当初はポスターのモデルとしか聞いていなかったのですが、後から動画も撮ると知りびっくりしました。実はその後ラジオにも出演したんですよ。
この入間基地からは3人選出されたのですが、それぞれ部隊が異なることもあり、みんな初対面でした。でも、撮影がきっかけで知り合えたので、その後も挨拶を交わす仲になりました。
撮影は楽しく、とてもいい経験になりました。
──ポスターに動画、さらにはラジオ出演と、まさに「自衛官の顔」として奔走したんですね。松原さんは現在、どのような業務をされているのですか。

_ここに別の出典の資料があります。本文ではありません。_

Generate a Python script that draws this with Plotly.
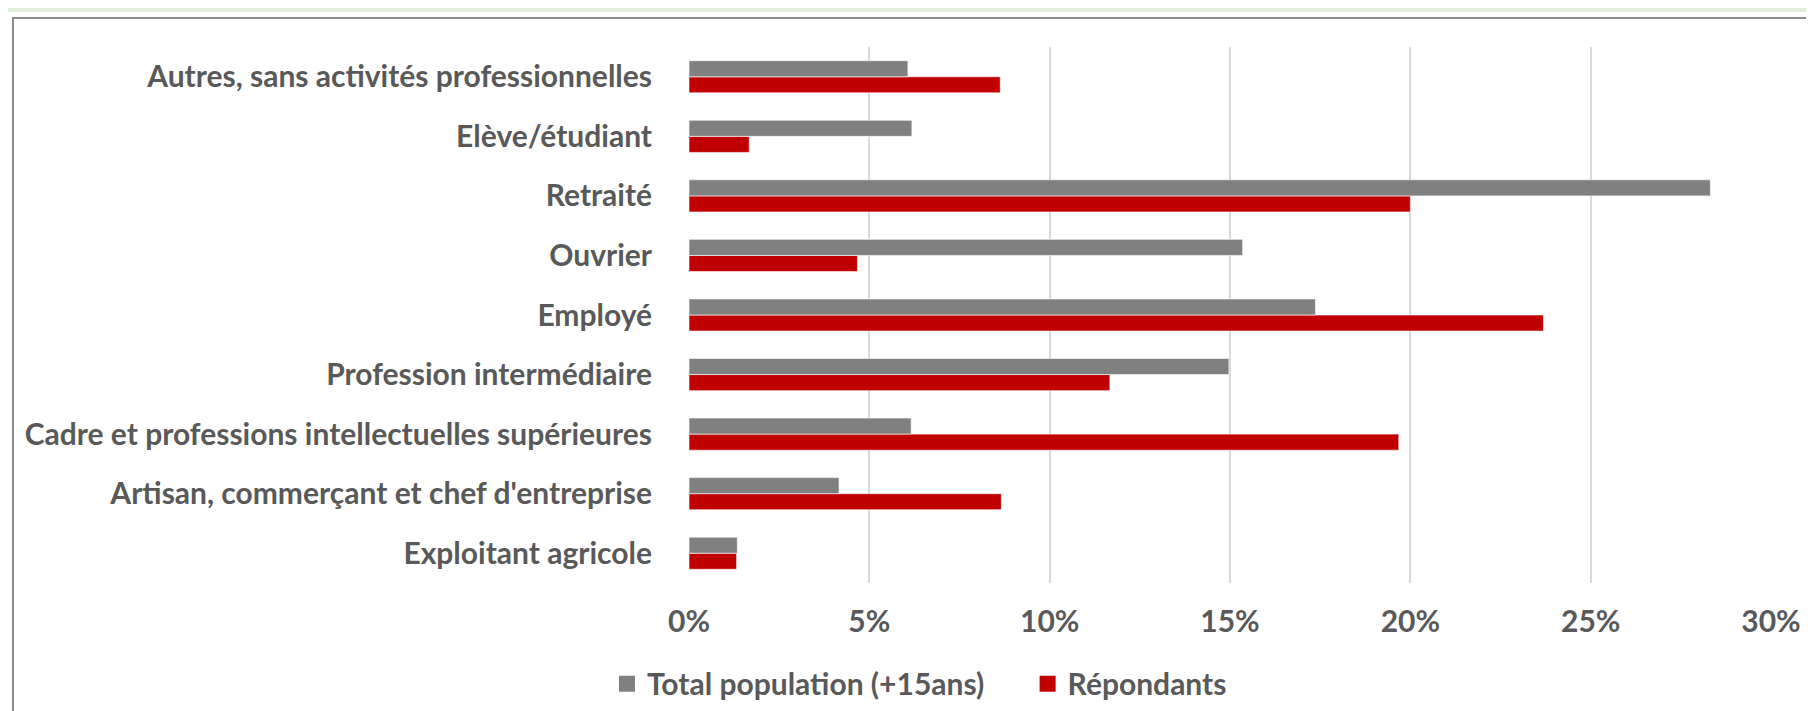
import plotly.graph_objects as go

# categories, bottom to top (plotly draws the first category at the bottom)
categories = [
    "Exploitant agricole",
    "Artisan, commerçant et chef d'entreprise",
    "Cadre et professions intellectuelles supérieures",
    "Profession intermédiaire",
    "Employé",
    "Ouvrier",
    "Retraité",
    "Elève/étudiant",
    "Autres, sans activités professionnelles",
]
total_population = [0.0134, 0.0416, 0.0616, 0.1497, 0.1737, 0.1535, 0.2832, 0.0618, 0.0607]
repondants = [0.0132, 0.0866, 0.1968, 0.1167, 0.2369, 0.0467, 0.2000, 0.0167, 0.0863]
x_ticks = [0, 0.05, 0.10, 0.15, 0.20, 0.25, 0.30]

FONT = "Lato, 'Open Sans', sans-serif"
TEXT_COLOR = "#595959"
FONT_SIZE = 30
GREY = "#808080"
RED = "#C00000"

fig = go.Figure()

# red trace first so that it sits below the grey one inside each group
fig.add_trace(go.Bar(
    y=categories,
    x=repondants,
    orientation="h",
    marker=dict(color=RED, line=dict(color="rgba(255,255,255,0.6)", width=1)),
    showlegend=False,
))
fig.add_trace(go.Bar(
    y=categories,
    x=total_population,
    orientation="h",
    marker=dict(color=GREY, line=dict(color="rgba(255,255,255,0.6)", width=1)),
    showlegend=False,
))

# legend entries with bigger square keys, like the Excel legend
for name, color, rank in [("<b>Total population (+15ans)</b>" + "&nbsp;" * 5, GREY, 1),
                          ("<b>Répondants</b>", RED, 2)]:
    fig.add_trace(go.Scatter(
        x=[None], y=[None], mode="markers", name=name,
        marker=dict(symbol="square", size=17, color=color),
        legendrank=rank, hoverinfo="skip",
    ))

fig.update_layout(
    width=1814,
    height=711,
    barmode="group",
    bargap=0.46,
    bargroupgap=0,
    plot_bgcolor="white",
    paper_bgcolor="white",
    margin=dict(l=681, r=51, t=39, b=136, autoexpand=False),
    font=dict(family=FONT, size=FONT_SIZE, color=TEXT_COLOR),
    legend=dict(
        orientation="h",
        x=0.213,
        xanchor="center",
        y=-0.188,
        yanchor="middle",
        font=dict(family=FONT, size=FONT_SIZE, color=TEXT_COLOR),
        itemwidth=30,
        traceorder="normal",
    ),
    showlegend=True,
)

fig.update_xaxes(
    range=[0, 0.30],
    tickvals=x_ticks,
    tickformat=".0%",
    showgrid=True,
    gridcolor="#d9d9d9",
    gridwidth=2,
    zeroline=False,
    showline=False,
    ticks="",
    ticklabelstandoff=18,
    tickfont=dict(family=FONT, size=FONT_SIZE, color=TEXT_COLOR, weight="bold"),
)
fig.update_yaxes(
    categoryorder="array",
    categoryarray=categories,
    showgrid=False,
    zeroline=False,
    showline=False,
    ticks="",
    ticklabelstandoff=36,
    tickfont=dict(family=FONT, size=FONT_SIZE, color=TEXT_COLOR, weight="bold"),
)

# light green band above the chart frame and the grey frame itself
fig.add_shape(type="rect", xref="paper", yref="paper",
              x0=-0.7, x1=1.1, y0=1.0 + 35 / 536, y1=1.2,
              fillcolor="#E2EFDA", line=dict(width=0), layer="below")
fig.add_shape(type="rect", xref="paper", yref="paper",
              x0=-(681 - 5) / 1082, x1=1.1, y0=-0.4, y1=1.0 + 29 / 536,
              fillcolor="rgba(0,0,0,0)", line=dict(color="#8c8c8c", width=2))

fig.write_html("out.html")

松原2曹 ポスターに登場する空自隊員というとパイロットのイメージがあると思いますが、私はパイロットではなく空中輸送員です。
ロードマスターとも呼ばれ、航空機内に荷物を搭載して、必要とされている場所に届けるのが主な任務です。
輸送機の搭乗員は、操縦するパイロット以外にも、機上整備員や空中輸送員、無線員もいます。さまざまな職種の隊員が1つのクルーとして輸送機に搭乗して任務にあたります。
撮影時もパイロットという職種に限定せず、「搭乗員」として選抜したという企画側の狙いがあったのだと思います。
それから、空中輸送員という職種は、さまざまな輸送機に乗れるのも特徴です。
入間基地でもC1やC2などの輸送機をはじめ、U4という多用途支援機にも搭乗します。
そのほかにも輸送機C130H、空中給油機KC767、輸送ヘリコプターCH-47J、そして、千歳基地にあるB777という政府専用機など、本当にいろいろな航空機に搭乗できるのが魅力ですね。
空中輸送員は、貨物室の責任者として、人員・貨物の搭載や、しゃ下に関する計画の立案、機体の重量重心の算出も行う、空輸のプロフェッショナル。
実は空自でも人気の職種で、入隊後すぐになれるわけではなく、選抜試験に合格しなくてはならない。
頑張り次第で活躍のフィールドが広がる。自衛隊には「成長できる舞台」が整っているのだ。
予想以上の大反響! 電車で「これ、あなた?」と声をかけられ…
──ポスターや動画に出演された当時、反響はありましたか。
松原2曹 すごく多くの反響がありました。小・中学校の同級生などの旧友から「ポスターを見たよ」と連絡があったり、父にも喜ばれました。
実は父にはポスター出演の話はしていなかったのですが、役場などに貼られているポスターを見て驚いたそうです。「誇らしい」と言ってもらえたのが嬉しかったですね。
防衛省の自衛官募集サイトをはじめ、YouTubeやWeb広告にも出ていましたので、本当に多くの方に見てもらえたんだなと実感しました。
電車の中吊り広告にもポスターが貼ってあったのですが、ある日、電車に乗っていたら、見知らぬ女性が車内のポスターを指し「これ、あなた?」と話しかけてこられたこともあり、びっくりしましたね(笑)。
──松原さんの出演された動画を見て、「私もああいう自衛官になりたい」と応募されたなどの声はあったのでしょうか。
松原2曹 直接そのような声は聞いてないのですが、私が熊本出身ということもあり、熊本地本の本部長から「ぜひ地元・熊本でも広報活動をしてほしい」と連絡をいただきました。
その時に、ポスターや動画が志願のきっかけになったり、応募の後押しになっているという声も多いと聞きました。
自分が募集・採用に貢献できたという実感が湧き、本当によかったなと思いました。